UNDER the current regulations, it would be the ultimate nightmare for a young part-time farmer to inherit the land from their parents, according to an East Galway TD.

The vast majority of farmers in County Galway are operating on a part-time basis and this impacts on the inheritance tax they pay. In order to qualify for the maximum rate of tax relief, a young farmer has to spend more than 50% of his time operating the holding, according to Deputy Paul Connaughton.

This rule comes into effect at the beginning of next year but now efforts are being made to have this rule amended.

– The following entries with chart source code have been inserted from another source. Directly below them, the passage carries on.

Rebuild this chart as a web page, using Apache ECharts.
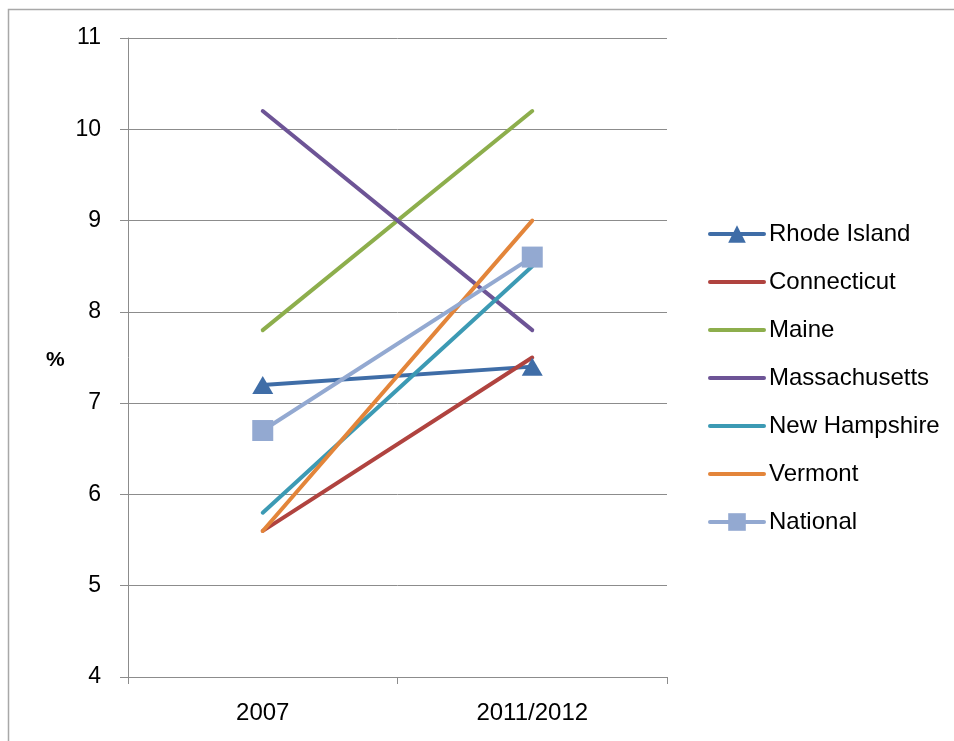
<!DOCTYPE html>
<html>
<head>
<meta charset="utf-8">
<script src="https://cdn.jsdelivr.net/npm/echarts@6/dist/echarts.min.js"></script>
<style>
  html, body { margin: 0; padding: 0; background: #fff; }
  #chart { width: 954px; height: 741px; }
</style>
</head>
<body>
<div id="chart"></div>
<script>
// Survey periods on the x axis
const periods = ['2007', '2011/2012'];

// Rates (%) by state, plus the national figure
const rhodeIsland    = [7.2, 7.4];
const connecticut    = [5.6, 7.5];
const maine          = [7.8, 10.2];
const massachusetts  = [10.2, 7.8];
const newHampshire   = [5.8, 8.5];
const vermont        = [5.6, 9.0];
const national       = [6.7, 8.6];

const seriesDefs = [
  { name: 'Rhode Island',  data: rhodeIsland,   color: '#3F6DA7', symbol: 'triangle', size: [21, 18] },
  { name: 'Connecticut',   data: connecticut,   color: '#B0433F', symbol: 'none' },
  { name: 'Maine',         data: maine,         color: '#8DAE4C', symbol: 'none' },
  { name: 'Massachusetts', data: massachusetts, color: '#6D5496', symbol: 'none' },
  { name: 'New Hampshire', data: newHampshire,  color: '#3C9AB4', symbol: 'none' },
  { name: 'Vermont',       data: vermont,       color: '#E3853A', symbol: 'none' },
  { name: 'National',      data: national,      color: '#93A9D1', symbol: 'rect', size: 21 }
];

const font = '"Liberation Sans", Arial, sans-serif';
const axisGray = '#8C8C8C';

const chart = echarts.init(document.getElementById('chart'), null, { renderer: 'canvas' });

chart.setOption({
  animation: false,
  backgroundColor: '#ffffff',
  grid: { left: 128, top: 38, right: 287, bottom: 64, containLabel: false },
  xAxis: {
    type: 'category',
    data: periods,
    boundaryGap: true,
    axisLine: { lineStyle: { color: axisGray, width: 1 } },
    axisTick: { show: true, alignWithLabel: false, length: 7, lineStyle: { color: axisGray } },
    axisLabel: { color: '#000', fontFamily: font, fontSize: 24, margin: 24 },
    splitLine: { show: false }
  },
  yAxis: {
    type: 'value',
    min: 4,
    max: 11,
    interval: 1,
    axisLine: { show: true, lineStyle: { color: axisGray, width: 1 } },
    axisTick: { show: true, length: 8, lineStyle: { color: axisGray } },
    axisLabel: { color: '#000', fontFamily: font, fontSize: 23, margin: 27 },
    splitLine: { show: true, lineStyle: { color: axisGray, width: 1 } }
  },
  legend: {
    orient: 'vertical',
    left: 708,
    top: 222,
    padding: 0,
    itemWidth: 54,
    itemHeight: 22,
    itemGap: 24,
    lineStyle: { width: 4 },
    textStyle: { color: '#000', fontFamily: font, fontSize: 24, lineHeight: 22, padding: [0, 0, 0, 0] },
    // plain-line series show only their line in the key
    data: seriesDefs.map(s => s.symbol === 'none'
      ? { name: s.name, itemStyle: { opacity: 0 } }
      : { name: s.name })
  },
  graphic: [
    {
      type: 'rect',
      z: -1,
      shape: { x: 8.5, y: 9.5, width: 1000, height: 800 },
      style: { fill: 'none', stroke: '#A8A8A8', lineWidth: 1.5 }
    },
    {
      type: 'text',
      left: 46,
      top: 350,
      style: { text: '%', fill: '#000', font: 'bold 21px ' + font }
    }
  ],
  series: seriesDefs.map(s => ({
    name: s.name,
    type: 'line',
    data: s.data,
    symbol: s.symbol,
    symbolSize: s.size || 0,
    showSymbol: s.symbol !== 'none',
    color: s.color,
    lineStyle: { color: s.color, width: 4, cap: 'round' },
    itemStyle: { color: s.color, borderWidth: 0 },
    emphasis: { disabled: true }
  }))
});
</script>
</body>
</html>
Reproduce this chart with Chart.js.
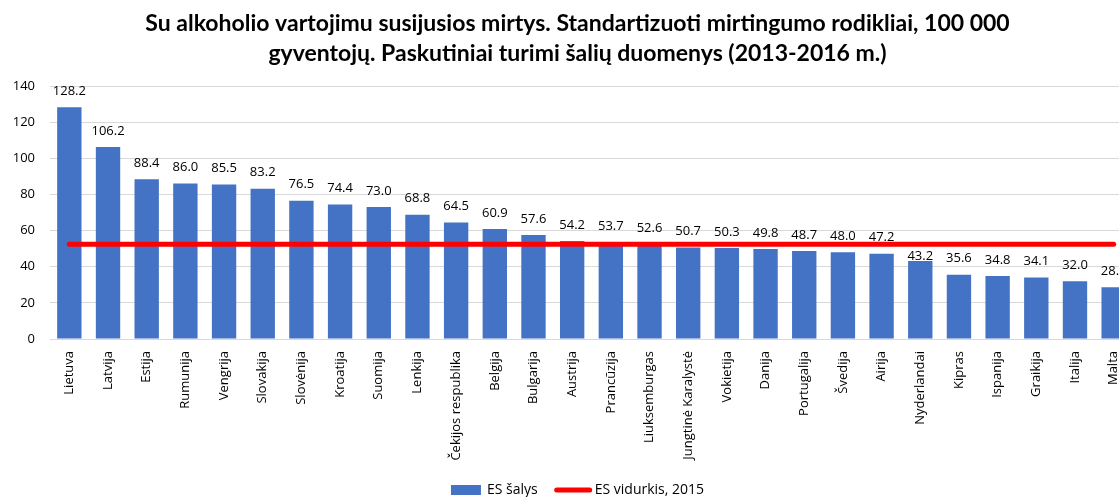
<!DOCTYPE html>
<html><head><meta charset="utf-8">
<script src="https://cdn.jsdelivr.net/npm/chart.js@4.4.1/dist/chart.umd.min.js"></script>
<style>html,body{margin:0;padding:0;overflow:hidden;background:#fff;width:1119px;height:497px}canvas{display:block}</style>
</head><body>
<canvas id="c" width="1155" height="497"></canvas>
<script>
const categories = ["Lietuva","Latvija","Estija","Rumunija","Vengrija","Slovakija","Slovėnija","Kroatija","Suomija","Lenkija","Čekijos respublika","Belgija","Bulgarija","Austrija","Prancūzija","Liuksemburgas","Jungtinė Karalystė","Vokietija","Danija","Portugalija","Švedija","Airija","Nyderlandai","Kipras","Ispanija","Graikija","Italija","Malta"];
const countryValues = [128.2,106.2,88.4,86.0,85.5,83.2,76.5,74.4,73.0,68.8,64.5,60.9,57.6,54.2,53.7,52.6,50.7,50.3,49.8,48.7,48.0,47.2,43.2,35.6,34.8,34.1,32.0,28.7];
const euAverage2015 = [52.5,52.5,52.5,52.5,52.5,52.5,52.5,52.5,52.5,52.5,52.5,52.5,52.5,52.5,52.5,52.5,52.5,52.5,52.5,52.5,52.5,52.5,52.5,52.5,52.5,52.5,52.5,52.5];
const yTicks = [0,20,40,60,80,100,120,140];
const titleLines = ["Su alkoholio vartojimu susijusios mirtys. Standartizuoti mirtingumo rodikliai, 100 000","gyventojų. Paskutiniai turimi šalių duomenys (2013-2016 m.)"];
const legendLabels = ["ES šalys","ES vidurkis, 2015"];

const BLUE = '#4472C4', RED = '#FF0000';
const FONT = "'Open Sans', sans-serif";
// label nudged down in the original (avoids the average line)
const labelGapOverride = { "Nyderlandai": 5 };

const valueLabels = {
  id: 'valueLabels',
  afterDatasetsDraw(chart) {
    const ctx = chart.ctx;
    const meta = chart.getDatasetMeta(1);
    ctx.save();
    ctx.font = "13px " + FONT;
    ctx.fillStyle = '#000';
    ctx.textAlign = 'center';
    ctx.textBaseline = 'middle';
    meta.data.forEach((el, i) => {
      const gap = labelGapOverride[categories[i]] ?? 16;
      ctx.fillText(countryValues[i].toFixed(1), el.x, el.y - gap);
    });
    ctx.restore();
  }
};
const customLegend = {
  id: 'customLegend',
  afterDraw(chart) {
    const ctx = chart.ctx;
    ctx.save();
    ctx.font = "14px " + FONT;
    ctx.textBaseline = 'middle';
    ctx.fillStyle = '#000';
    const y = 490;
    const w1 = ctx.measureText(legendLabels[0]).width;
    const w2 = ctx.measureText(legendLabels[1]).width;
    const total = 30 + 6 + w1 + 17 + 37 + 3 + w2;
    let x = chart.width / 2 - total / 2;
    ctx.fillStyle = BLUE;
    ctx.fillRect(x, y - 5, 30, 10);
    x += 36;
    ctx.fillStyle = '#000';
    ctx.fillText(legendLabels[0], x, y);
    x += w1 + 17;
    ctx.strokeStyle = RED; ctx.lineWidth = 5; ctx.lineCap = 'round';
    ctx.beginPath(); ctx.moveTo(x + 2, y); ctx.lineTo(x + 35, y); ctx.stroke();
    x += 37 + 3;
    ctx.fillText(legendLabels[1], x, y);
    ctx.restore();
  }
};

new Chart(document.getElementById('c'), {
  data: {
    labels: categories,
    datasets: [
      { type: 'line', label: legendLabels[1], data: euAverage2015, borderColor: RED, backgroundColor: RED, borderWidth: 5, borderCapStyle: 'round', pointRadius: 0, order: 0 },
      { type: 'bar', label: legendLabels[0], data: countryValues, backgroundColor: BLUE, barPercentage: 0.63, categoryPercentage: 1, order: 1 }
    ]
  },
  options: {
    responsive: false,
    animation: false,
    layout: { padding: 0 },
    plugins: {
      legend: { display: false },
      tooltip: { enabled: false },
      title: { display: true, text: titleLines, color: '#000', font: { family: 'Lato', weight: 'bold', size: 23, lineHeight: 1.305 }, padding: { top: 9, bottom: 17 } }
    },
    scales: {
      x: {
        grid: { display: false },
        border: { display: true, color: '#d9d9d9' },
        ticks: { color: '#000', font: { family: 'Open Sans', size: 13 }, maxRotation: 90, minRotation: 90, autoSkip: false, padding: 4 },
        afterFit(axis) { axis.height = 158; }
      },
      y: {
        min: 0, max: 140,
        afterBuildTicks(axis) { axis.ticks = yTicks.map(v => ({ value: v })); },
        grid: { color: '#d9d9d9', drawTicks: false },
        border: { display: false },
        ticks: { color: '#000', font: { family: 'Open Sans', size: 13 }, padding: 15 },
        afterFit(axis) { axis.width = 50; }
      },
      yRight: {
        position: 'right',
        min: 0, max: 140,
        display: true,
        grid: { display: false, drawTicks: false },
        border: { display: false },
        ticks: { display: false },
        afterFit(axis) { axis.width = 22; }
      }
    }
  },
  plugins: [valueLabels, customLegend]
});
</script>
</body></html>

At the moment a parent can sign over the land to their son or daughter and they in turn will qualify for the full tax reliefs.

But following the recent Budget, this will now only apply if they ‘actively farm at least 50% of their time on the land’.

According to Deputy Connaughton there are more part-time farmers in County Galway than there are full-time.“It goes without saying that it is very difficult to make a liveable wage being a full time farmer which is why an off-farm income is vital for survival.

“But under the new rules, a farmer has to spend more than 50% of their time on the land before they qualify for the full tax reliefs. For some, this is an impossible ask,” Deputy Connaughton added.

He said that if this became law, many farmers would not be in a position to transfer their lands to their sons or daughters as it would be financially crippling.

Young part-time farmers are anxiously awaiting changes to the rules that were introduced in the budget. It is understood that Minister Michael Noonan is having another look at the conditions attached to land transfers.

“The Budget made great strides to get land into the hands of people who can commercially work such lands, particularly through long-term leasing.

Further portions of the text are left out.